Given problem: Please write out the complete listing that follows, exactly as it reads.

Source data:
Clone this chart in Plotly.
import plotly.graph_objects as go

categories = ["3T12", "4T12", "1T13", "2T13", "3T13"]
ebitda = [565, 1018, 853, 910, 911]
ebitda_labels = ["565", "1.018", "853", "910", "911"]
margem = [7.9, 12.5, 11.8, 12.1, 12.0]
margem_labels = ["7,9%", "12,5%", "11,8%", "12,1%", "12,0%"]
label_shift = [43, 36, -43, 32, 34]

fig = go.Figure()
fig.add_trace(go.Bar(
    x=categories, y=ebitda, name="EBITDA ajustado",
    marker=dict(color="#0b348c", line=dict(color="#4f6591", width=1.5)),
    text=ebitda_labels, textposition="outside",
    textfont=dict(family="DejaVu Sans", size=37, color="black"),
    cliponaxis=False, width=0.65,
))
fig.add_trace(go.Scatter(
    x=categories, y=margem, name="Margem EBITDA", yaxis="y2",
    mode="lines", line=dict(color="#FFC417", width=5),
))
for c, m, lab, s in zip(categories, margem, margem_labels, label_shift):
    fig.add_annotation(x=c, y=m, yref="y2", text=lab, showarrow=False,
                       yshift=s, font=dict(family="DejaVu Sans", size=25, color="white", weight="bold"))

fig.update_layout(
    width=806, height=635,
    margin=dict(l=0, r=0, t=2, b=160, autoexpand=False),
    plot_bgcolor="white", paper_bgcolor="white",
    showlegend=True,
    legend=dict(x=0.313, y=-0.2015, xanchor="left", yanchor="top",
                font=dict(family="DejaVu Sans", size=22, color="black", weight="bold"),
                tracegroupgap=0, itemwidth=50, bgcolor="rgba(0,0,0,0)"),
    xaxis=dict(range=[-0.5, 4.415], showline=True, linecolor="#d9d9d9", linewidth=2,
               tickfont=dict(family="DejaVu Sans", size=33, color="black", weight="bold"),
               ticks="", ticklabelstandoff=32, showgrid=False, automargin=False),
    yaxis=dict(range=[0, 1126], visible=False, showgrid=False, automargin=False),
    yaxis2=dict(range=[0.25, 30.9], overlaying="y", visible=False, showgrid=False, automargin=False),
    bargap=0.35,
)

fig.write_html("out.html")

Expected answer:
Clone this chart in Plotly.
import plotly.graph_objects as go

categories = ["3T12", "4T12", "1T13", "2T13", "3T13"]
ebitda = [565, 1018, 853, 910, 911]
ebitda_labels = ["565", "1.018", "853", "910", "911"]
margem = [7.9, 12.5, 11.8, 12.1, 12.0]
margem_labels = ["7,9%", "12,5%", "11,8%", "12,1%", "12,0%"]
label_shift = [43, 36, -43, 32, 34]

fig = go.Figure()
fig.add_trace(go.Bar(
    x=categories, y=ebitda, name="EBITDA ajustado",
    marker=dict(color="#0b348c", line=dict(color="#4f6591", width=1.5)),
    text=ebitda_labels, textposition="outside",
    textfont=dict(family="DejaVu Sans", size=37, color="black"),
    cliponaxis=False, width=0.65,
))
fig.add_trace(go.Scatter(
    x=categories, y=margem, name="Margem EBITDA", yaxis="y2",
    mode="lines", line=dict(color="#FFC417", width=5),
))
for c, m, lab, s in zip(categories, margem, margem_labels, label_shift):
    fig.add_annotation(x=c, y=m, yref="y2", text=lab, showarrow=False,
                       yshift=s, font=dict(family="DejaVu Sans", size=25, color="white", weight="bold"))

fig.update_layout(
    width=806, height=635,
    margin=dict(l=0, r=0, t=2, b=160, autoexpand=False),
    plot_bgcolor="white", paper_bgcolor="white",
    showlegend=True,
    legend=dict(x=0.313, y=-0.2015, xanchor="left", yanchor="top",
                font=dict(family="DejaVu Sans", size=22, color="black", weight="bold"),
                tracegroupgap=0, itemwidth=50, bgcolor="rgba(0,0,0,0)"),
    xaxis=dict(range=[-0.5, 4.415], showline=True, linecolor="#d9d9d9", linewidth=2,
               tickfont=dict(family="DejaVu Sans", size=33, color="black", weight="bold"),
               ticks="", ticklabelstandoff=32, showgrid=False, automargin=False),
    yaxis=dict(range=[0, 1126], visible=False, showgrid=False, automargin=False),
    yaxis2=dict(range=[0.25, 30.9], overlaying="y", visible=False, showgrid=False, automargin=False),
    bargap=0.35,
)

fig.write_html("out.html")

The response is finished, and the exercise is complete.